Leo Costelloe, Special Day

05.04–18.05.2024

NEVEN is delighted to present Special Day, a solo show of new sculptural and photographic work by Leo Costelloe. Continuing their interest in the semiotics and functions of adornment, decoration, and feminine archetype, Costelloe here turns their attention to the tropes and material cultures of the Western bride, and her enduring influence on – and subjection to – received notions of ideal femininity, beauty, romantic love, class, and spectacle in the popular imagination.

A bride in full regalia peers up at the gallery window. A 1930s doll, refurbished by Costelloe with toy doctor Joel Davidson and fitted in a traditional white lace wedding gown and veil, Bridal Shop Mannequin 1 (Finsbury Park) is part mannequin, part uncanny protagonist, both object and subject, a cake-topper, a product, an image. Aspirational and romantic, the wedding dress is also a motif entrenched in patriarchal tradition, operating on a symbolic level to infer status, beauty, tradition and distinguish the bride from her guests. In her essay “White Wedding Dress in the Midwest” (2014), Carrie Hertz notes that ‘in the hands of diverse actors, [wedding dresses] become products of labour, works of art, commodities, tools of transformation, overindulgence, or oppression, and tangible markers of individual and social identity. They are dynamic instruments wielded by more than the women who wear them.’ This tension is played out in the popular television show Say Yes to the Dress, in which brides-to-be are dressed and redressed to delighted gasps from onlookers, incentivised to varying degrees by desires of self-expression and legible conformity.

The commodification of feminine idealism is further invoked by two hair sculptures, titled after quintessential bridal styles: Romantic tendrils, Bouncy Curls. Displayed on the wall, they recall hunting trophies in hair nets and ready-made catalog styles, ready for the picking. Nearby, a reception-ready cutlery set combines silver with the trim of a lace garter, mother of pearl, ribbon, and pearls. Titled Something old, something new, something borrowed, something blue (and a silver sixpence), the piece references the traditional Victorian English rhyme detailing what a bride should auspiciously wear for luck on her wedding day.

Superstition is further explored in Always & Forever..., a polaroid of a dove – sacred animal of Aphrodite, Greek goddess of love, and popular wedding iconography –, framed in an etched aluminium mount.
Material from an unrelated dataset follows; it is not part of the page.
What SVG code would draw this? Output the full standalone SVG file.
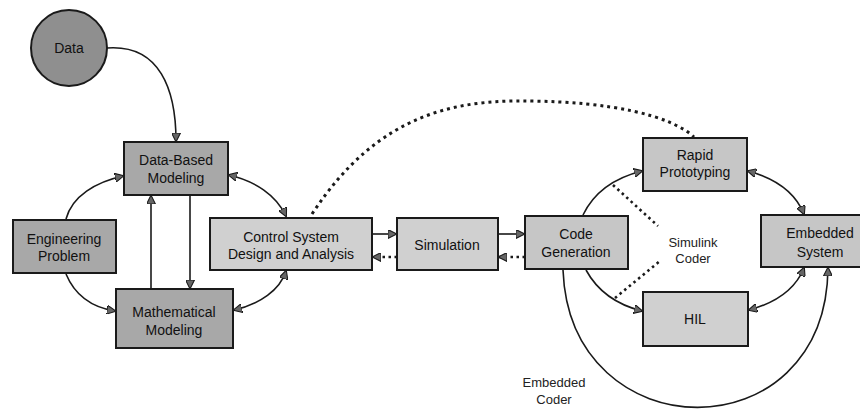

Accompanying the dove is a second framed polaroid, this time a portrait of Costelloe’s frequent collaborator, the performance artist Chris Owen. Distinguished only by their veil, this bride is a stranger invocation of the archetypal figure, isolated from any aisle, reception, and groom. Crouched in dark grass, the image takes a visual cue from Sofia Coppola’s 1999 film The Virgin Suicides, loosely referencing Kirsten Dunst’s Lux Lisbon abandoned on a football pitch after an ill-fated one-night fling with suburban heartthrob Trip Fontaine.

By both invoking and estranging recognisable ritual motifs, the exhibition presents both catalogue and critique, at once the uncanny trousseau of the perfect day and the very marker of its fallacies. In exploring the artifice that often underscores our learned ideals, Costelloe assesses the marriage of pressure, perfectionism and capitalism in every little girl’s dream.